Joseph Haydn


Joseph Haydn was an Austrian composer who lived from 1732 to 1809. He had that independence, self-reliance, the tireless genius of an Aries. He had the eagerness for treading new and untried paths. And these characteristics manifested in his life, just as the cheerful, enthusiastic demeanor of an Aries were also apparent.
He and Mozart were very great friends. Haydn had the steadfastness and warmth natural to the fiery Arian, whereas Mozart had the quicksilver personality of the Pisceans.

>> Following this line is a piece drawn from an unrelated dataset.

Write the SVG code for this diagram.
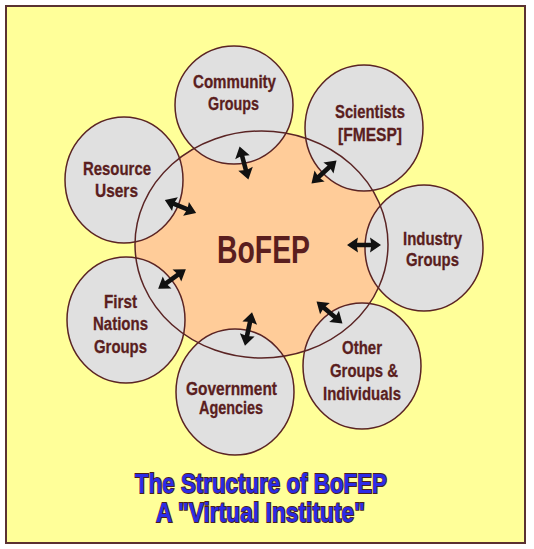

The crowning achievements of Haydn are his Creation, and The Seasons. In The Seasons, Summer, the chorus sings a hymn to the sun. Fittingly, the Aries composer writes:
The sun ascends, he mounts, he mounts.
He’s near, he comes,
he beams, he shines,
he flames in radiance full in glowing majesty.
Hail, O sun, be hailed.
O source of light and life be hailed.
In laud and praise resounds thy name throughout the world.
Hail, O sun, be hailed.
In laud and praise resounds thy name throughout the world.
Haydn was the translator of misery into joy, of death into life through the son of God. His inspiration The Creation, as in The Seasons, anchors the transition of energies from Father to Son, from Son to Mother, from Mother to Holy Spirit and the return of the Holy Spirit to God.
Karl Geiringer writes of Haydn:
Always experimenting and trying out new devices, eager to learn and to improve, never clinging to tradition out of love for the easy way: these qualities enabled Haydn at the age of nearly seventy to write the great oratories that marked the climax of his creative output.[1]
Haydn achieved the lowering into human dimensions of the Word, thus making the Word, through music, the Word incarnate.
Sources
Elizabeth Clare Prophet, October 7, 1973.
- ↑ Karl Geiringer, Haydn: A Creative Life in Music (New York: W. W. Norton, 1946), pp. 321–22.